→ **Information provided**
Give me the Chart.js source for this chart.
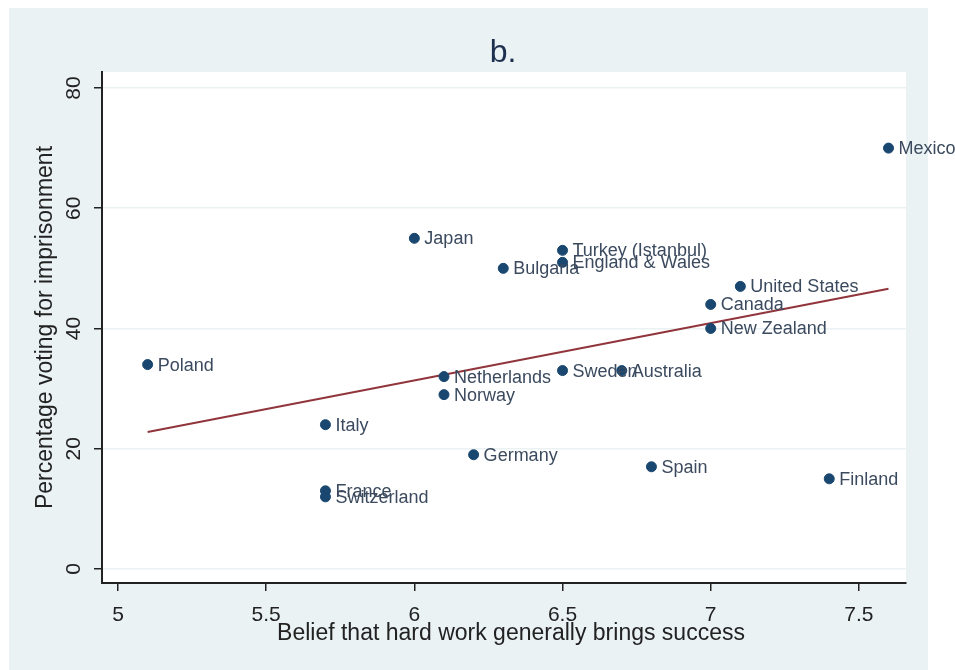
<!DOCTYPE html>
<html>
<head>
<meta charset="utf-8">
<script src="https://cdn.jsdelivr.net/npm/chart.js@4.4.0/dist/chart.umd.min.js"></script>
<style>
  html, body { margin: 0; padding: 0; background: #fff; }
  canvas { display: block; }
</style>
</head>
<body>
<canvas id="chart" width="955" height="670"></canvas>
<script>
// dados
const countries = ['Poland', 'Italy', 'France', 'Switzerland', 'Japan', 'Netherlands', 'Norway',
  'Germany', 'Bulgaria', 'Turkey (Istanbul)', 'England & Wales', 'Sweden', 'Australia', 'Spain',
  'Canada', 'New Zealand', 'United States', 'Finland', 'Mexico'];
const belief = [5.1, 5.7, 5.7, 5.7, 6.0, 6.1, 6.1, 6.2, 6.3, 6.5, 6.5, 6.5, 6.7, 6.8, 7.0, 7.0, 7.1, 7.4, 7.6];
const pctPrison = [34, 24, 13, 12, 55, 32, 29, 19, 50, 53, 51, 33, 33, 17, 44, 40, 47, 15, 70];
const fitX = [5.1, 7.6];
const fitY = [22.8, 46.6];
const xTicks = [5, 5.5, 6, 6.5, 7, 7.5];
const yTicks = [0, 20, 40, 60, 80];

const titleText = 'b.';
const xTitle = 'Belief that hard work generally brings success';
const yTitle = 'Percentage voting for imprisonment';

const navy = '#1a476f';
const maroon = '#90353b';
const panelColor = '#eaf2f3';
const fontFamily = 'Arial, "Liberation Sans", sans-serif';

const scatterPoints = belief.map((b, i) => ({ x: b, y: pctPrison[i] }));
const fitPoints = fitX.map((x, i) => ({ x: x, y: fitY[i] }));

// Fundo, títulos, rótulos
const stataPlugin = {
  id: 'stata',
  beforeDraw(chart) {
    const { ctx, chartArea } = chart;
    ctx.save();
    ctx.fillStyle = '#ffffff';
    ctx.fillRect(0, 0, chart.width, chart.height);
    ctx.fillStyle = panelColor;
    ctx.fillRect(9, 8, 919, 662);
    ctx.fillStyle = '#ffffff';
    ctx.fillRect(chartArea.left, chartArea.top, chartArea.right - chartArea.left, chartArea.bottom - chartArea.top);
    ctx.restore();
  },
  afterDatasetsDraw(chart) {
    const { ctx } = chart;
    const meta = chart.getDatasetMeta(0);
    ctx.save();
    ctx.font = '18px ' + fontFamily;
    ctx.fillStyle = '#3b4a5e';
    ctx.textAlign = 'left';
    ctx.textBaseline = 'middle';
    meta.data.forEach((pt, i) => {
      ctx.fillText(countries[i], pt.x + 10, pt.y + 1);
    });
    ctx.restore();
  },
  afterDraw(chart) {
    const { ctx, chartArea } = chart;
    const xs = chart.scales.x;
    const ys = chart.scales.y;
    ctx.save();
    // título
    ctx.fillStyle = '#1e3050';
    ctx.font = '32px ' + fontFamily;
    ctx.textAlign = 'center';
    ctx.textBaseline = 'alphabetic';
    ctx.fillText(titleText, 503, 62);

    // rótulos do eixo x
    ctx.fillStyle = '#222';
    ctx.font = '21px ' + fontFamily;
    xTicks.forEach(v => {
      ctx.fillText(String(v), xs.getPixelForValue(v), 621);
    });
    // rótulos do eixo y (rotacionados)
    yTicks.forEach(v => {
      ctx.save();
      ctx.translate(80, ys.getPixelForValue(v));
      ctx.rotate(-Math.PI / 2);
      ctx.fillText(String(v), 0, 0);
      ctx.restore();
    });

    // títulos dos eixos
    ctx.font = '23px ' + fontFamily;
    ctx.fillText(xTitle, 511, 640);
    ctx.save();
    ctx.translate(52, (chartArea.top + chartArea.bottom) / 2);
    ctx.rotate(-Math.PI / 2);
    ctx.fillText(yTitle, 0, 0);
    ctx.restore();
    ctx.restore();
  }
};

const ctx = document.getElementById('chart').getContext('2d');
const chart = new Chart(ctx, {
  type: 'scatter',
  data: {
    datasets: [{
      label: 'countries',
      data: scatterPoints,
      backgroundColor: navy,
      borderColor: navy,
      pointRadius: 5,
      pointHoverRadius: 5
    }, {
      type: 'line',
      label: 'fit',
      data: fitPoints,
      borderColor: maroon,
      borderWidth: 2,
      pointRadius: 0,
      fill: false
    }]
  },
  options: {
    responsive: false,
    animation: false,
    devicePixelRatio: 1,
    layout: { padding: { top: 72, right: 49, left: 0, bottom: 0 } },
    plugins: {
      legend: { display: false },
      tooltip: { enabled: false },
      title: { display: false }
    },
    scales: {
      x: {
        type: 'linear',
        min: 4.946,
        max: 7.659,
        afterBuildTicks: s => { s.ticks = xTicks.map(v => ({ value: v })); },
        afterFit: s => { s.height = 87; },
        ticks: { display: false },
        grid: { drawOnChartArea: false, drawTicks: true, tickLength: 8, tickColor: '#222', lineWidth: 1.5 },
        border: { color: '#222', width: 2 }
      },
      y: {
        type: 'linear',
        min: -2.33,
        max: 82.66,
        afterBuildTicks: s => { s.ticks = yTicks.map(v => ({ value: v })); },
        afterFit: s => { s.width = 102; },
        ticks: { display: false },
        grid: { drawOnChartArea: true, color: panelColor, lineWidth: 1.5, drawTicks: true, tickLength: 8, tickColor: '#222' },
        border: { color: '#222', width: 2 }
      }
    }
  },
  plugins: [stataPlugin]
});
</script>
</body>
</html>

→ **What you should do**
Copy nothing but the lines from the top of the material through the line holding "const yTicks = [0, 20, 40, 60, 80];", exactly as written; omit pictures.

→ **Completed task**
Give me the Chart.js source for this chart.
<!DOCTYPE html>
<html>
<head>
<meta charset="utf-8">
<script src="https://cdn.jsdelivr.net/npm/chart.js@4.4.0/dist/chart.umd.min.js"></script>
<style>
  html, body { margin: 0; padding: 0; background: #fff; }
  canvas { display: block; }
</style>
</head>
<body>
<canvas id="chart" width="955" height="670"></canvas>
<script>
// dados
const countries = ['Poland', 'Italy', 'France', 'Switzerland', 'Japan', 'Netherlands', 'Norway',
  'Germany', 'Bulgaria', 'Turkey (Istanbul)', 'England & Wales', 'Sweden', 'Australia', 'Spain',
  'Canada', 'New Zealand', 'United States', 'Finland', 'Mexico'];
const belief = [5.1, 5.7, 5.7, 5.7, 6.0, 6.1, 6.1, 6.2, 6.3, 6.5, 6.5, 6.5, 6.7, 6.8, 7.0, 7.0, 7.1, 7.4, 7.6];
const pctPrison = [34, 24, 13, 12, 55, 32, 29, 19, 50, 53, 51, 33, 33, 17, 44, 40, 47, 15, 70];
const fitX = [5.1, 7.6];
const fitY = [22.8, 46.6];
const xTicks = [5, 5.5, 6, 6.5, 7, 7.5];
const yTicks = [0, 20, 40, 60, 80];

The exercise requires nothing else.